Saya keras ? Ya, tapi itu dulu, ayah saya juga dulu, sekarang dia sudah tidak sekeras dulu, mungkin keluarga saya tau perubahan itu. Pemikir ? Ya, tapi tidak untuk hal yang tidak menguntungkan, u know, untuk apa berpikir keras untuk hal yang sama sekali tidak ada artinya. Pemecah masalah ? Saya tidak terlalu ahli jika menjadi penengah, atau pada suatu waktu ada yang meminta solusi, saya akan menjawabnya dengan spontan karena jika dipikir lagi saya selalu merasa bahwa semakin lama dipikir dan dicari solusinya maka akan timbul jawaban bahwa itu tidak penting lagi untuk diselesaikan. Pemberi solusi ? Sama dengan apa yang saya bilang barusan. Ahli matematika ? Saya tidak bodoh dalam berhitung, tapi pikiran saya terlalu cepat untuk menambahkan/mengurangi/membagi/mengalikan angka, hingga akhirnya saya tidak mampu menemukan jawaban yang sebenarnya dengan cepat, sama halnya dengan tulisan tangan saya yang hanya bisa dimengerti oleh saya sendiri. U know what I mean. Jago begadang ? Ya, tentu. Perokok sekaligus peminum kopi ? Rokok saya kadang-kadang, tapi tidak untuk kopi.

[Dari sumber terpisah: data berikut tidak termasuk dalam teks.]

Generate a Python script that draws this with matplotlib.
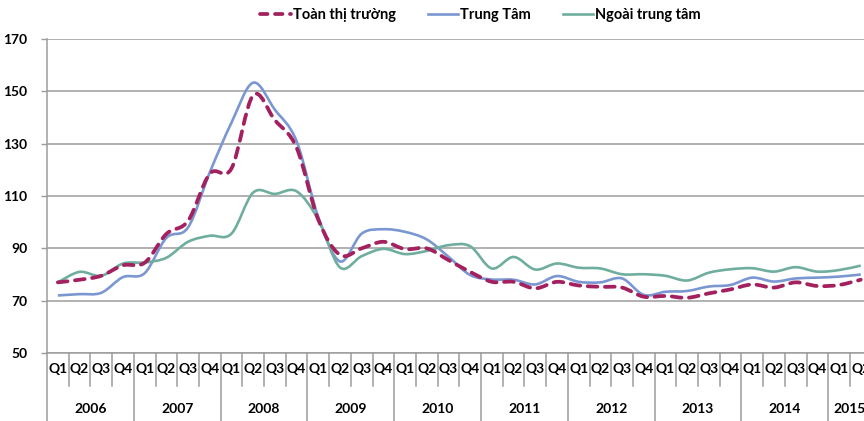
import numpy as np
import matplotlib
matplotlib.use("Agg")
import matplotlib.pyplot as plt
from matplotlib.path import Path
from matplotlib.patches import PathPatch
from matplotlib.lines import Line2D
import matplotlib.transforms as mtransforms

plt.rcParams["font.family"] = ["Lato", "DejaVu Sans"]
plt.rcParams["font.weight"] = "bold"

years = ["2006", "2007", "2008", "2009", "2010", "2011", "2012", "2013", "2014", "2015"]
quarters = ["Q1", "Q2", "Q3", "Q4"] * 9 + ["Q1", "Q2"]

# index values, 2006Q1 .. 2015Q2
toan_thi_truong = [77, 78, 79.5, 83.5, 84.5, 95.5, 100.5, 118.5, 120.5, 148.5, 139, 128.5,
                   101, 87.5, 90, 92.5, 89.7, 90, 85.5, 81, 77.2, 77.2, 74.7, 77.2,
                   75.8, 75.3, 75, 71.5, 71.8, 71.1, 72.8, 74.3, 76.2, 75, 77, 75.6, 76, 78]
trung_tam = [72, 72.5, 73, 79, 80.5, 94, 98, 119, 138, 153.3, 143, 131,
             102, 85, 95.6, 97.3, 96.3, 93.4, 86.8, 79.8, 78.1, 78, 76.2, 79.4,
             77.2, 77, 78.5, 72.2, 73.4, 73.7, 75.4, 76, 78.8, 77.3, 78.5, 78.8, 79.2, 80]
ngoai_trung_tam = [77, 81, 79.5, 84.2, 84.6, 86.4, 92.5, 94.8, 95.6, 111.3, 110.8, 111.8,
                   101, 82.7, 87, 89.8, 87.8, 89, 91.2, 90.8, 82.3, 86.7, 81.9, 84.2,
                   82.6, 82.3, 80.1, 80.1, 79.5, 77.7, 80.7, 82, 82.4, 81.1, 82.8, 81.1, 81.7, 83.4]

c_toan = "#A2215E"
c_trung = "#7B97D1"
c_ngoai = "#6FAE9F"
c_grid = "#9C9C9C"


def smooth_path(xs, ys):
    # excel-like smoothed line: catmull-rom segments as cubic beziers
    pts = np.column_stack([xs, ys]).astype(float)
    n = len(pts)
    verts = [pts[0]]
    codes = [Path.MOVETO]
    for i in range(n - 1):
        p0 = pts[max(i - 1, 0)]
        p1 = pts[i]
        p2 = pts[i + 1]
        p3 = pts[min(i + 2, n - 1)]
        verts += [p1 + (p2 - p0) / 6, p2 - (p3 - p1) / 6, p2]
        codes += [Path.CURVE4] * 3
    return Path(verts, codes)


fig = plt.figure(figsize=(8.64, 4.21), dpi=100)
qw = 21.7  # px per quarter
n = len(quarters)
ax = fig.add_axes([47 / 864, 68 / 421, n * qw / 864, 314 / 421])

x = np.arange(n) + 0.5
ax.add_patch(PathPatch(smooth_path(x, trung_tam), fill=False, ec=c_trung, lw=1.9, zorder=3))
ax.add_patch(PathPatch(smooth_path(x, ngoai_trung_tam), fill=False, ec=c_ngoai, lw=1.9, zorder=3))
ax.add_patch(PathPatch(smooth_path(x, toan_thi_truong), fill=False, ec=c_toan, lw=2.7,
                       ls=(0, (2.6, 2.0)), capstyle="round", zorder=4))

ax.set_xlim(0, n)
ax.set_ylim(50, 170)
ax.set_yticks(np.arange(50, 171, 20))
ax.grid(axis="y", color=c_grid, lw=1.1)
ax.set_axisbelow(True)
ax.tick_params(axis="y", length=4, width=1, color=c_grid, pad=10, labelsize=10)
ax.set_xticks(x)
ax.set_xticklabels(quarters)
ax.tick_params(axis="x", length=0, pad=7, labelsize=10)
for lab in ax.get_yticklabels() + ax.get_xticklabels():
    lab.set_fontweight("bold")

for s in ["top", "right"]:
    ax.spines[s].set_visible(False)
ax.spines["left"].set_color(c_grid)
ax.spines["bottom"].set_color(c_grid)
ax.spines["left"].set_linewidth(1.1)
ax.spines["bottom"].set_linewidth(1.1)

# category separators below the axis
trans = mtransforms.blended_transform_factory(ax.transData, ax.transAxes)
for i in range(n + 1):
    bottom = -0.25 if i % 4 == 0 else -0.105
    ax.plot([i, i], [0, bottom], color=c_grid, lw=1.1, transform=trans, clip_on=False)
for k, yr in enumerate(years):
    xc = k * 4 + min(4, n - k * 4) / 2
    ax.text(xc, -0.177, yr, transform=trans, ha="center", va="center",
            fontsize=10, fontweight="bold")

handles = [
    Line2D([], [], color=c_toan, lw=2.7, ls=(0, (2.0, 2.0)), dash_capstyle="round"),
    Line2D([], [], color=c_trung, lw=1.9),
    Line2D([], [], color=c_ngoai, lw=1.9),
]
fig.legend(handles, ["Toàn thị trường", "Trung Tâm", "Ngoài trung tâm"], loc="center",
           bbox_to_anchor=(0.556, 0.965), ncol=3, frameon=False, handlelength=2.1,
           handletextpad=0.1, columnspacing=2.2, prop={"size": 10.5, "weight": "bold"})

fig.savefig("out.png", dpi=100)
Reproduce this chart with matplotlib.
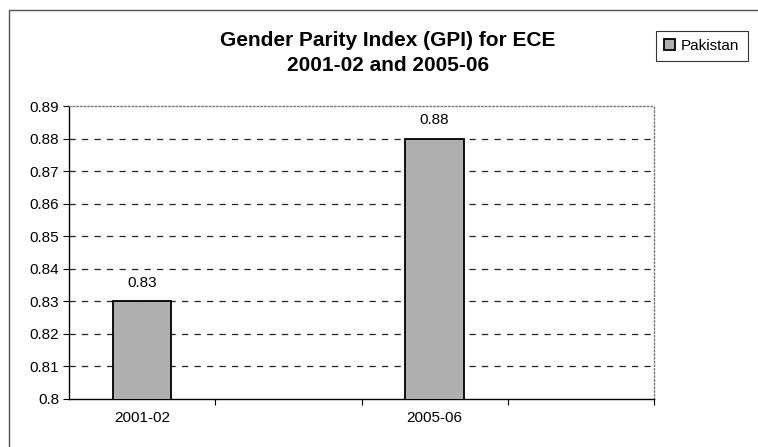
import matplotlib
matplotlib.use("Agg")
import matplotlib.pyplot as plt
from matplotlib.patches import Rectangle
import numpy as np

categories = ["2001-02", "", "2005-06", ""]
gpi_values = [0.83, np.nan, 0.88, np.nan]
series_name = "Pakistan"
y_ticks = [0.80, 0.81, 0.82, 0.83, 0.84, 0.85, 0.86, 0.87, 0.88, 0.89]
y_tick_labels = ["0.8", "0.81", "0.82", "0.83", "0.84", "0.85", "0.86", "0.87", "0.88", "0.89"]
title_text = "Gender Parity Index (GPI) for ECE\n2001-02 and 2005-06"

plt.rcParams['font.family'] = ['Liberation Sans', 'DejaVu Sans']

fig = plt.figure(figsize=(7.58, 4.47), dpi=100)
ax = fig.add_axes([69/758, 1-399/447, 585/758, 293/447])

x = np.arange(len(categories))
bars = ax.bar(x, gpi_values, width=0.4, color="#afafaf", edgecolor="black",
              linewidth=1.3, zorder=3, label=series_name)

for xi, v in zip(x, gpi_values):
    if not np.isnan(v):
        ax.annotate(f"{v:.2f}", (xi, v), xytext=(0, 8), textcoords="offset points",
                    ha="center", va="bottom", fontsize=11)

ax.set_ylim(0.80, 0.89)
ax.set_xlim(-0.5, len(categories) - 0.5)
ax.set_yticks(y_ticks)
ax.set_yticklabels(y_tick_labels, fontsize=11)

# category labels at centers, tick marks at boundaries
ax.set_xticks(x)
ax.set_xticklabels(categories, fontsize=11)
ax.tick_params(axis="x", length=0, pad=9)
ax.set_xticks(np.arange(len(categories)) + 0.5, minor=True)
ax.tick_params(axis="x", which="minor", length=4, width=0.8, direction="out")
ax.tick_params(axis="y", length=4, width=0.8, direction="out", pad=3)

for yt in y_ticks[1:-1]:
    ax.axhline(yt, color="#222222", linestyle=(0, (5, 5)), linewidth=0.9, zorder=1)

for side in ["top", "right"]:
    ax.spines[side].set_color("#777777")
    ax.spines[side].set_linestyle(":")
    ax.spines[side].set_linewidth(1.0)
for side in ["left", "bottom"]:
    ax.spines[side].set_color("black")
    ax.spines[side].set_linewidth(1.0)

fig.text(388/758, 1-53/447, title_text, ha="center", va="center",
         fontsize=15, fontweight="bold", linespacing=1.4)

leg = fig.legend(handles=[bars], labels=[series_name], loc="center",
                 bbox_to_anchor=(702/758, 1-46/447), fontsize=11,
                 frameon=True, fancybox=False, edgecolor="black",
                 handlelength=0.7, handleheight=0.7, handletextpad=0.4,
                 borderpad=0.55)
leg.get_frame().set_linewidth(0.8)

# outer chart frame
fig.patches.append(Rectangle((9/758, -0.05), 1.1, 1 - 10/447 + 0.05,
                             transform=fig.transFigure, fill=False,
                             edgecolor="#555555", linewidth=1.0))

fig.savefig("out.png", dpi=100)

Ada kabar terakhir bahwa ayah saya juga sekarang sudah mengurangi rokok dan kopinya. Bersahabat dengan siapa saja ? Saya ? Tergantung. Tapi saya bisa mengenal semua orang dari semua kalangan. Sopan ? Tergantung dengan siapa saya berhadapan, tapi kadang saya suka khilaf kalau sudah kenal sama orang, kadang sopan saya berkurang karena terlalu banyak lawakan, yeah like him. Selalu menyapa ? Tergantung. Dikagumi banyak orang ? Sampai saat ini hanya saya sendiri yang dengan sadar mengagumi diri saya sendiri. Narsis! Dihormati orang ? I don’t know. Tapi sampai saat ini 95% orang fine-fine saja. Jago masak ? Saya tidak jago, hanya bisa. Jadi masih bisa diandalkan kalau suatu waktu tidak ada makanan di rumah ya saya selalu inisiatif untuk memasak.Sebuah fakta, di rumah saya semua orang bisa memasak.

Saya memang merasa tidak sama dengannya, tapi secara garis besar saya masih membawa sedikit gen dari dia. Dan saya bersyukur telah ditanamkan banyak logika dalam diri saya yang ternyata sangat berguna dibanding yang lainnya, karena kehidpan ini harus dihadapi dengan logika agar semua semakin masuk akal dan mudah untuk dimengerti.
Meskipun saya baru tinggal dengannya sejak SMP, tapi itu semua sudah lebih dari cukup, karena saya merasa bahwa dia mampu menebus waktu bertahun-tahun dengan apa yang dia tanamkan.